## Start GIVEN DATA

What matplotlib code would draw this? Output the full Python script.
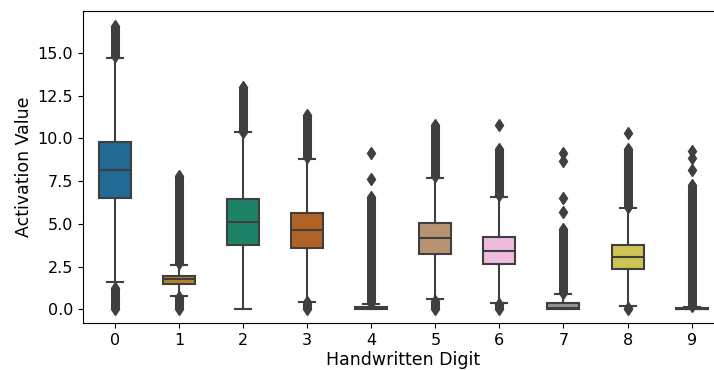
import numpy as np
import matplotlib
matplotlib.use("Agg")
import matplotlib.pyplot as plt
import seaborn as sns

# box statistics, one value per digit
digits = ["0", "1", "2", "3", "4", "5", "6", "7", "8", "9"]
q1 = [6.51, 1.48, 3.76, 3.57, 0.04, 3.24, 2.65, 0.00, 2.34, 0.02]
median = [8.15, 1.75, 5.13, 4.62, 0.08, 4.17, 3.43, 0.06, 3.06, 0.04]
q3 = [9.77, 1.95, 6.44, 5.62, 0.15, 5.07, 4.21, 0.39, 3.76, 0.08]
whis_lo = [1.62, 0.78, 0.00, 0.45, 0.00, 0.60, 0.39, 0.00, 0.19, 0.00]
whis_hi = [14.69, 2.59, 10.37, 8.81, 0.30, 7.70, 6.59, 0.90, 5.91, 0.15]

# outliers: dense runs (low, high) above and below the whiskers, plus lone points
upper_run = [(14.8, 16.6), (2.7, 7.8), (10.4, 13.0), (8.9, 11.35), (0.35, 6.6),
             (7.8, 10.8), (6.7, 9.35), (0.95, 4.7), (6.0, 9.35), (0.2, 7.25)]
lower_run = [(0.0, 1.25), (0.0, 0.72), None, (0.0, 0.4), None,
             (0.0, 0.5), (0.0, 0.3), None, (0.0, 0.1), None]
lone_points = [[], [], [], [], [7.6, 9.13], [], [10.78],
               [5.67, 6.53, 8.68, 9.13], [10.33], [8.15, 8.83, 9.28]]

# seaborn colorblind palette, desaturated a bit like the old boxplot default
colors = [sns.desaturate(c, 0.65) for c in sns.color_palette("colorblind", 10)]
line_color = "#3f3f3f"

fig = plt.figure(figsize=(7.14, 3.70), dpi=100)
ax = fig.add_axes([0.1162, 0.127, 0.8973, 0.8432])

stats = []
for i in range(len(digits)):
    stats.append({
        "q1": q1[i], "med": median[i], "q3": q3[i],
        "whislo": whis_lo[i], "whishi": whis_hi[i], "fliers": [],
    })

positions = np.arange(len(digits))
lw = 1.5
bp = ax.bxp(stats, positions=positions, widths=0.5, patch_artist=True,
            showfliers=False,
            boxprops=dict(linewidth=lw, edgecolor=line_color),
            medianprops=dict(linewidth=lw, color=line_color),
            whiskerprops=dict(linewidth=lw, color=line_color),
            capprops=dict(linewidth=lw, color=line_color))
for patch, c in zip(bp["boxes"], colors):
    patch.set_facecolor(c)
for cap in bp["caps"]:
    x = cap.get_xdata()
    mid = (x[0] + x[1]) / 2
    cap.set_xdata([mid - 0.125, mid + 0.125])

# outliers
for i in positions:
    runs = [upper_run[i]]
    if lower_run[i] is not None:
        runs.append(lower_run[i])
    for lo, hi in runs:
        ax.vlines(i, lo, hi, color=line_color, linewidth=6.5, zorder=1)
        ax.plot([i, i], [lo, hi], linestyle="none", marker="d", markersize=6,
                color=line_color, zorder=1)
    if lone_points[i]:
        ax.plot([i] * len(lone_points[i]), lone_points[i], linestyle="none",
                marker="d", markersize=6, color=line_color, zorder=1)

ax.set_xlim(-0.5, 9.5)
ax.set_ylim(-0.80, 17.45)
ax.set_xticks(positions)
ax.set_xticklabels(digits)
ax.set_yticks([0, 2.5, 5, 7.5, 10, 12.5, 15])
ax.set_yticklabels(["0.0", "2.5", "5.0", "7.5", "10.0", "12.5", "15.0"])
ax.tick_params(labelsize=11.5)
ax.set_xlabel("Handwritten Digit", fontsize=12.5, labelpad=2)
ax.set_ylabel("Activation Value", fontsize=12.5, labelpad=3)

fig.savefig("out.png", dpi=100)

## End GIVEN DATA

* **INSTRUCTIONS FOR THE TASK**
Write out, word for word, the lines from the start of the data through the one holding "import seaborn as sns". Omit pictures.

* **TASK RESPONSE**
What matplotlib code would draw this? Output the full Python script.
import numpy as np
import matplotlib
matplotlib.use("Agg")
import matplotlib.pyplot as plt
import seaborn as sns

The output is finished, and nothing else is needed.